# Octaves, Zouks, Citterns, Tenors and Electrics > Four, Five and Eight-String Electrics >  gig bag for Tiny Moore Bigsby style mando

## 64lusso

I haven't spent much time on the forum the last few years so I'm surprised by the builders doing great builds of the Bigsby style 5 string mandolin. I've got an older homemade 5 string in that shape and would love to have a gig bag for it.
Does anybody make one specifically for that style of mando?
Thanks, Jay

----------


## djweiss

I'd call Blue Heron cases and see what they can do.  They've made some custom cases for me in the past.  https://www.blueheroncases.com/

----------


## John Rosett

I carry my electric mandola in a tactical rifle bag. It's nicely padded, has a shoulder strap, and a bunch of pockets. It cost less than $40.

----------


## Joel Glassman

Run a Google search for the following:
mini guitar gig bag
Lots are available for about $25
This looks interesting:
https://www.maisonette.com/product/m...hoCzo8QAvD_BwE

----------


## 64lusso

Good suggestions above, I never even thought to Google mini guitar gig bag---should have been an obvious first step. I see Gator makes cases in all sorts of sizes so I'll measure it up and see if they have something that works. 
I have a Blue Heron case for one of my F's now, not sure I'm ready to spring for a custom made case at this point.
thanks, jay

----------


## lowtone2

> I haven't spent much time on the forum the last few years so I'm surprised by the builders doing great builds of the Bigsby style 5 string mandolin. I've got an older homemade 5 string in that shape and would love to have a gig bag for it.
> Does anybody make one specifically for that style of mando?
> Thanks, Jay


Who are the builders building that style?

----------


## mrmando

> I carry my electric mandola in a tactical rifle bag. It's nicely padded, has a shoulder strap, and a bunch of pockets. It cost less than $40.
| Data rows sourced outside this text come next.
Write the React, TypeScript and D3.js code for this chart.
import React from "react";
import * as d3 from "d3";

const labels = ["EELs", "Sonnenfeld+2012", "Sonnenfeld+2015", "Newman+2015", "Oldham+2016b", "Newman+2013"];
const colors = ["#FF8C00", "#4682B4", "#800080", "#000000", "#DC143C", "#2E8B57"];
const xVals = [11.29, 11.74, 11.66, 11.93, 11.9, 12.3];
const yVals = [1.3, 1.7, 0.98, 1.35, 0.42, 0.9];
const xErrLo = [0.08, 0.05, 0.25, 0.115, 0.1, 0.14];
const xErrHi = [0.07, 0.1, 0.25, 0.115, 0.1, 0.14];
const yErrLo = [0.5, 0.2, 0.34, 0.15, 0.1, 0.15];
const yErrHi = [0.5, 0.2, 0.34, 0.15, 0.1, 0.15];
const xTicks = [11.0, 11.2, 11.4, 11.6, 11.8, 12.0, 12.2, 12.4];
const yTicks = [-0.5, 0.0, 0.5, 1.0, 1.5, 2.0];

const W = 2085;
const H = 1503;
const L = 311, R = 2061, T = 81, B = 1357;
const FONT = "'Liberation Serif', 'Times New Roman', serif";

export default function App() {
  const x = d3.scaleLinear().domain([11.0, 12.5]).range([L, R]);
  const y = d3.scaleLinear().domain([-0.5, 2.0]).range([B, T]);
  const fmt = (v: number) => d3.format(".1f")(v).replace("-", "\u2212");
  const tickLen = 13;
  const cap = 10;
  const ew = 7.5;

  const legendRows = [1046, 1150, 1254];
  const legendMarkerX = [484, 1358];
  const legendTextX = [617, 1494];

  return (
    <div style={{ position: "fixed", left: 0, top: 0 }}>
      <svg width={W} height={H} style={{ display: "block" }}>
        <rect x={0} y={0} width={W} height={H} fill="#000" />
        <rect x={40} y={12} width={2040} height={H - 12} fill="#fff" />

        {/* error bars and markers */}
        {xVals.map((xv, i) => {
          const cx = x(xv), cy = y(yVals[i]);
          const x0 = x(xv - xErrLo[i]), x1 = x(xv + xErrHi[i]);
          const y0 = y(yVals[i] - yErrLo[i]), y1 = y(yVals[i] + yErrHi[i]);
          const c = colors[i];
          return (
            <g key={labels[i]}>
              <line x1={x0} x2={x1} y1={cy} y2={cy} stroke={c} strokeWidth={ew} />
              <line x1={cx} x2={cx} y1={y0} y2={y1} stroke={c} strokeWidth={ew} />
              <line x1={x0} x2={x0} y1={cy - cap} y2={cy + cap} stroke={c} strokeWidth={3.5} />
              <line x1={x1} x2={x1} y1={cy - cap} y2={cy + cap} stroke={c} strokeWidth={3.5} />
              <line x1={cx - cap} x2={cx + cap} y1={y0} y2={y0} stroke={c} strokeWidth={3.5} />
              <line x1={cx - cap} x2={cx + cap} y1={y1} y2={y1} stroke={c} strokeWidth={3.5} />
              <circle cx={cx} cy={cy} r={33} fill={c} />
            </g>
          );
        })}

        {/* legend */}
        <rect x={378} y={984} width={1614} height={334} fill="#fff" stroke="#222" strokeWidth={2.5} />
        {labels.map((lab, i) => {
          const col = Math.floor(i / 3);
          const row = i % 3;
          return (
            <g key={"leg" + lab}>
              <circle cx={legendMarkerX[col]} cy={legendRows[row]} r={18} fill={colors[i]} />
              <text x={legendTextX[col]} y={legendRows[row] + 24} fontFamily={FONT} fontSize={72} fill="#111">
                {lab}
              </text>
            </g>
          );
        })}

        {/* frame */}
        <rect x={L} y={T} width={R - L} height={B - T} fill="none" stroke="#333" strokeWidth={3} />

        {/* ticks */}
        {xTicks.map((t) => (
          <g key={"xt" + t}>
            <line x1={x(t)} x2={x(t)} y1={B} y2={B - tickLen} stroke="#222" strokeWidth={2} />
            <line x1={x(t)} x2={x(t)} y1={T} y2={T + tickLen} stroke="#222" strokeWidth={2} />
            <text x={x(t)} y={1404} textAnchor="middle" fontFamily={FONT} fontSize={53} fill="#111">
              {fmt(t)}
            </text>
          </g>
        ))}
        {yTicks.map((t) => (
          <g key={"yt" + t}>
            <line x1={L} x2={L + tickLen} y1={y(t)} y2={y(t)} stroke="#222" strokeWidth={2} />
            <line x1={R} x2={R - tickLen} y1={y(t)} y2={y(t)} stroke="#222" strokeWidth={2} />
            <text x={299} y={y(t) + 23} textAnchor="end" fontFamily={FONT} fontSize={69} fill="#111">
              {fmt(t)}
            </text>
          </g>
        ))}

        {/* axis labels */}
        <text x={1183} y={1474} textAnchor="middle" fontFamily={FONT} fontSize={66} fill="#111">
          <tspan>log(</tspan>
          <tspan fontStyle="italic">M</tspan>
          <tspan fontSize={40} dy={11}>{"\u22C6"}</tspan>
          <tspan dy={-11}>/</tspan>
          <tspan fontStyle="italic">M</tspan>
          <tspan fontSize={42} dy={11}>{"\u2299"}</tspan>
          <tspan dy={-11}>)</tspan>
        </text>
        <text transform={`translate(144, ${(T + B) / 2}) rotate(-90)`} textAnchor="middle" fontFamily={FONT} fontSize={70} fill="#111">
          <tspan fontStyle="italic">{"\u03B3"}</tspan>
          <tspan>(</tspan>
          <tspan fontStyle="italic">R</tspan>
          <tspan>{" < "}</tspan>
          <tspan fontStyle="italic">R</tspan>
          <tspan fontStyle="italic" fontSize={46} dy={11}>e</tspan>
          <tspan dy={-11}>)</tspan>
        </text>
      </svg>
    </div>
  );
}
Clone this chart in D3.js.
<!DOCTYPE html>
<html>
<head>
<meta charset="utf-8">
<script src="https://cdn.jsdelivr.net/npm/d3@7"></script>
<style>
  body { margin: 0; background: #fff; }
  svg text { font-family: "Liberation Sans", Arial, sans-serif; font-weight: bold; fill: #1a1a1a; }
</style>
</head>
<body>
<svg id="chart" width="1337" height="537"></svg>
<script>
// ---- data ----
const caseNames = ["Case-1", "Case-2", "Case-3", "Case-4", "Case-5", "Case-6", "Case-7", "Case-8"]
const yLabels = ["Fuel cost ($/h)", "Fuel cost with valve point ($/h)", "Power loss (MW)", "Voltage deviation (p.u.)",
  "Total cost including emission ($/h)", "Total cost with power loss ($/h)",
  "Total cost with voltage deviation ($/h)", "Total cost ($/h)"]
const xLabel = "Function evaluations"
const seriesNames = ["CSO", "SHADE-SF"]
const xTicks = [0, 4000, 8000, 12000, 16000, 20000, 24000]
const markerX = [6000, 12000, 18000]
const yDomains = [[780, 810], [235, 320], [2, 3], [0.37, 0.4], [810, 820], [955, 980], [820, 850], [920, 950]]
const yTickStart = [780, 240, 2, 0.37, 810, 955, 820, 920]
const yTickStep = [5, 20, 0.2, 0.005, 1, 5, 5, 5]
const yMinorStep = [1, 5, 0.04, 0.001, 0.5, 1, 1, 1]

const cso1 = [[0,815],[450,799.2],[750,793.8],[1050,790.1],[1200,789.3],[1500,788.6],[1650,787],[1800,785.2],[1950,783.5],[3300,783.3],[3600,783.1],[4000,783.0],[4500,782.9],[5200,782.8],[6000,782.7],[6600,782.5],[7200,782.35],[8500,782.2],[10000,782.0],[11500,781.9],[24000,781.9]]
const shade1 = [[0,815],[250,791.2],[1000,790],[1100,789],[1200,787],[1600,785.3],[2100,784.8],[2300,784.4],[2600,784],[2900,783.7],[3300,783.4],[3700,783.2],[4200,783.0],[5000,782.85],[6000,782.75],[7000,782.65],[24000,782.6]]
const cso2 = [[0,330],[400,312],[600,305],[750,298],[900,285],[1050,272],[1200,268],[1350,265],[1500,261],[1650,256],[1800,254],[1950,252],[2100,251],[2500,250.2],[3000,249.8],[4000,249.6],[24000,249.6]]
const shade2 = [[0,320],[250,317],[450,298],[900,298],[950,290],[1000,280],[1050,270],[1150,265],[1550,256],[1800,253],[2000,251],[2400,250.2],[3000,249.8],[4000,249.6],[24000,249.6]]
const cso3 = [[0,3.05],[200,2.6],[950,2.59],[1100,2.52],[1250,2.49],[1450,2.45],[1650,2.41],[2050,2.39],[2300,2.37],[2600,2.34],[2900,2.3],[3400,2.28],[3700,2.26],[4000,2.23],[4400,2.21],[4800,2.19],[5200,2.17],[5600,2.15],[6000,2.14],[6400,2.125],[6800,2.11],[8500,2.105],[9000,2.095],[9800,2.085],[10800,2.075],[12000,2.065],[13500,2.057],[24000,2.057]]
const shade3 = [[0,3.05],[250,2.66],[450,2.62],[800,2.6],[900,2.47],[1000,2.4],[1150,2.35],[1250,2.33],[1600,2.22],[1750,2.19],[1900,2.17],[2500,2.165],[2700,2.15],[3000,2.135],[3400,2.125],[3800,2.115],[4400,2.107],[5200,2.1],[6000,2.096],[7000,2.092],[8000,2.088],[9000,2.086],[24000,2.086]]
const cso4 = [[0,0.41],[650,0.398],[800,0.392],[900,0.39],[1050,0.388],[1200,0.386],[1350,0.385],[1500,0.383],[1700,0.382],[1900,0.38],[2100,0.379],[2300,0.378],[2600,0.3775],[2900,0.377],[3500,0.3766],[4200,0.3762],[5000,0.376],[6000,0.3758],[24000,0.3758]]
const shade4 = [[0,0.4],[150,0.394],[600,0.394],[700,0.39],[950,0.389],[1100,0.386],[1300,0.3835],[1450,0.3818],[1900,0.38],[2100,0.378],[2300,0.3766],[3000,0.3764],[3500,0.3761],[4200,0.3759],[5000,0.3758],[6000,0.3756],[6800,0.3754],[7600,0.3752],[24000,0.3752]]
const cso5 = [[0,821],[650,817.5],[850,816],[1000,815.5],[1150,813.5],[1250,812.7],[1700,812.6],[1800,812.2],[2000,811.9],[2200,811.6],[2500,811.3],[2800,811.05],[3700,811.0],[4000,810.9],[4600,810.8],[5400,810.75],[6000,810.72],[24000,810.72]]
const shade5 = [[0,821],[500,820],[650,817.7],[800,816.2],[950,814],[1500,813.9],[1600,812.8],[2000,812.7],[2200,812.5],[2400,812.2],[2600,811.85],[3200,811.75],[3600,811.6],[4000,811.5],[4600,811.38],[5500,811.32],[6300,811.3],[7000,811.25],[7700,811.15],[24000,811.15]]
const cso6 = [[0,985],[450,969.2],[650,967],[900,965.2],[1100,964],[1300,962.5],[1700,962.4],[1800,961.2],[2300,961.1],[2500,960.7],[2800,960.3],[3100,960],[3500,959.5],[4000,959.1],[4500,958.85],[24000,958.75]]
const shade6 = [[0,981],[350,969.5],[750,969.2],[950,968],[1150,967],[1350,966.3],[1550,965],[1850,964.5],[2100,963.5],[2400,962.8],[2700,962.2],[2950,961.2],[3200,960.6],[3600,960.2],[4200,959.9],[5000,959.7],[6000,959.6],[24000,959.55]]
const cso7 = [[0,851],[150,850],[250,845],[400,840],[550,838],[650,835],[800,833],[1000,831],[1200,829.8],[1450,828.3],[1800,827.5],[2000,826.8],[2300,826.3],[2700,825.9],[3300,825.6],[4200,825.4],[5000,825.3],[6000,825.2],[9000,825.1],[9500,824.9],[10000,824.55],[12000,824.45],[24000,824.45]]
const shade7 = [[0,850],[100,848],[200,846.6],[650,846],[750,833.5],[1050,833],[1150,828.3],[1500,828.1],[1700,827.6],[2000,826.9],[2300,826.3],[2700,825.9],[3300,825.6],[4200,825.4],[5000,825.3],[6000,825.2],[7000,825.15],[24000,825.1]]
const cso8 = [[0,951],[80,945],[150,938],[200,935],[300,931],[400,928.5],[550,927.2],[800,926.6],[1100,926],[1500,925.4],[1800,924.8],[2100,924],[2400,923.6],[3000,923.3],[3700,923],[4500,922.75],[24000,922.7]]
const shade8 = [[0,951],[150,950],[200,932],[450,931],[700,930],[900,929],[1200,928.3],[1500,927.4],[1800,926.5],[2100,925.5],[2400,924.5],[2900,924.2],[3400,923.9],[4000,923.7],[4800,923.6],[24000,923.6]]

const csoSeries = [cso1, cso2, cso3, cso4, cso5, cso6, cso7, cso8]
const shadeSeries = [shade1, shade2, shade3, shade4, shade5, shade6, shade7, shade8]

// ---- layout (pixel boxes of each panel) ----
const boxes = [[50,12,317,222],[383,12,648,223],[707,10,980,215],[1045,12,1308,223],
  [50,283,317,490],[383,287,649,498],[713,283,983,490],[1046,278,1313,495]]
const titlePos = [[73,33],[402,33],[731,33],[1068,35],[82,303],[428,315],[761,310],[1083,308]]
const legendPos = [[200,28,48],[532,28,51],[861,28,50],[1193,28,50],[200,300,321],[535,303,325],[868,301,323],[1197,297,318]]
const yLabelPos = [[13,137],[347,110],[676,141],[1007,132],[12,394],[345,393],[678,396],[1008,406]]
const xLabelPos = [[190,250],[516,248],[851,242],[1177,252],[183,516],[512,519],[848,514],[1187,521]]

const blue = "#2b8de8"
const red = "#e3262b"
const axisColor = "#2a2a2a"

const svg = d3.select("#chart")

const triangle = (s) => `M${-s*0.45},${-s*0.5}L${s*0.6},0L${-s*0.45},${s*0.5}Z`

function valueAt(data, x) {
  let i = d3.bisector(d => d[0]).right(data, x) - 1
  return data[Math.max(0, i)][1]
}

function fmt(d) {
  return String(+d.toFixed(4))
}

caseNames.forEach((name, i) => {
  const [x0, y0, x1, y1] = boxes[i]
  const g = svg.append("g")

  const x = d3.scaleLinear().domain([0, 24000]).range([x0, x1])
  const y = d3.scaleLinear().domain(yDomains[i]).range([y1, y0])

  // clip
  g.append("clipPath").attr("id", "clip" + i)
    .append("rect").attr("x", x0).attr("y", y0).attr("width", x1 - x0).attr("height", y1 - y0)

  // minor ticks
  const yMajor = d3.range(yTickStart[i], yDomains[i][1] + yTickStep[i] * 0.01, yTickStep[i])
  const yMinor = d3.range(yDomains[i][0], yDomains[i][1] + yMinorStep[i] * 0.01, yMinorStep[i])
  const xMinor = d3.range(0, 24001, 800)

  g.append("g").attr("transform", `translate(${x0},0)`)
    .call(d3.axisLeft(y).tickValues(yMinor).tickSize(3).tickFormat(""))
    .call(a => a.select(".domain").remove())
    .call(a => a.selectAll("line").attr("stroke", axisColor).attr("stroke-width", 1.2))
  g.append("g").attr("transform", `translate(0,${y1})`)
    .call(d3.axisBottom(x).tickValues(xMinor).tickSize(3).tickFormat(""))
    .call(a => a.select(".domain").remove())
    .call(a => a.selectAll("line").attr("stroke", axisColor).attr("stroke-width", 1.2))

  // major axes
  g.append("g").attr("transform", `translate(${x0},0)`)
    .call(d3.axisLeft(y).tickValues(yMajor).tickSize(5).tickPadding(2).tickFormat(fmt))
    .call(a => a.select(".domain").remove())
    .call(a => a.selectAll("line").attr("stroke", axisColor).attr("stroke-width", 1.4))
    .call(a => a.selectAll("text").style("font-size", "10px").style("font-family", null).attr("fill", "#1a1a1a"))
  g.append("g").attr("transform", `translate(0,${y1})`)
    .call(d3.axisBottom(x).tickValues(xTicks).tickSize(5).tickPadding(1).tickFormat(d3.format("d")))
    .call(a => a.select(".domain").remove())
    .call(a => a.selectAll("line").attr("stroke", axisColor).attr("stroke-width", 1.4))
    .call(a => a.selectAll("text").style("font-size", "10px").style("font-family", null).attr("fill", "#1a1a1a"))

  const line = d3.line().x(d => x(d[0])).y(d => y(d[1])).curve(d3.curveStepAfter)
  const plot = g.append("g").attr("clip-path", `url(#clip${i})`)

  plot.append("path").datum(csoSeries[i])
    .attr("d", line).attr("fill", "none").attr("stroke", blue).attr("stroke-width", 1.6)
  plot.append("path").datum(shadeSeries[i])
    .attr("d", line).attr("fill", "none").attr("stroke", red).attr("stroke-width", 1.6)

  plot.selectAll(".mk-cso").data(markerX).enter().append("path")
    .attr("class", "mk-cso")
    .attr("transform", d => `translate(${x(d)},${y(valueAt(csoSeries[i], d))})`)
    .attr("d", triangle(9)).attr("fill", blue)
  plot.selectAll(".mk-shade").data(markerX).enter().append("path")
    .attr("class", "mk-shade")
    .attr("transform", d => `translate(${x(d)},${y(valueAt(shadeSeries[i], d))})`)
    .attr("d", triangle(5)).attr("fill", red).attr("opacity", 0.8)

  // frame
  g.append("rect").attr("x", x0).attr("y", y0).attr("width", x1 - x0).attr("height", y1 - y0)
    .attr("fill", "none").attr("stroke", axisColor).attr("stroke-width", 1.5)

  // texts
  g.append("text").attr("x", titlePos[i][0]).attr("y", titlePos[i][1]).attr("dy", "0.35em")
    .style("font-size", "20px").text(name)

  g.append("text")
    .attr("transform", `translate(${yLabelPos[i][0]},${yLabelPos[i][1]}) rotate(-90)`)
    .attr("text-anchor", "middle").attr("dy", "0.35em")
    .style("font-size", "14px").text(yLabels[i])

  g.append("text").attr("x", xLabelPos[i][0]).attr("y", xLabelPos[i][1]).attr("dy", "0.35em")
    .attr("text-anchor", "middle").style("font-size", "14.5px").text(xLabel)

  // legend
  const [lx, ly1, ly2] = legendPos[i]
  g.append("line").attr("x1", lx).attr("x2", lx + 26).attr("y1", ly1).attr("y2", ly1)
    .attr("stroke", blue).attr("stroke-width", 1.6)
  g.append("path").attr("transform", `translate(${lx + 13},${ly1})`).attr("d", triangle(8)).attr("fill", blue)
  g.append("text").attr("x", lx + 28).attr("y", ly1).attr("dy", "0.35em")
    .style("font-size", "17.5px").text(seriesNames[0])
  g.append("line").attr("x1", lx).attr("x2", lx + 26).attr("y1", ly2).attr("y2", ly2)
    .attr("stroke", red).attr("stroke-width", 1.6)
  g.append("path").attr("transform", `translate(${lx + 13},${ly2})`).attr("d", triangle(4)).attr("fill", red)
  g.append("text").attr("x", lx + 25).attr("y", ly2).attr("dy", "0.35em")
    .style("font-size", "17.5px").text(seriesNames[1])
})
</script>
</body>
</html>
Bonus: it'll earn you lots of sideways glances in the airport!

----------


## 64lusso

Mine was made by a fellow named John Gonder many moons ago, early 80's maybe? I had it listed in the classifieds but just deleted the add as I'd like the spend some time dialing in the setup to make it a better player. I've seen a few other posts in this section of the forum about several folks making reproductions of the old Bigsby mandos recently so I know they are being made in small quantities at custom builder prices but I don't recall who are doing it but it shouldn't take you much searching in the electric portion of the forum to find them.
No luck in finding a good gig bag yet. I can squeeze the Gonder into a Blue Heron F style case but the fit is not good, worried about ripping the zipper and not interested in a 250$$ +custom case at the moment so if anyone has any other suggestions I'm all ears. I couldn't find any size info on the maisonette site mentioned above.

----------


## 64lusso

> Bonus: it'll earn you lots of sideways glances in the airport!


I haven't searched tactical rifle bags yet but that would be one small aXX rifle to make a good fit with this mando!!! make a sawed off shotgun look big!!

----------


## John Rosett

> I haven't searched tactical rifle bags yet but that would be one small aXX rifle to make a good fit with this mando!!! make a sawed off shotgun look big!!


I have a 16" scale electric mandola that fits perfectly in one. It's 28" long and 11" wide(The mandola).

----------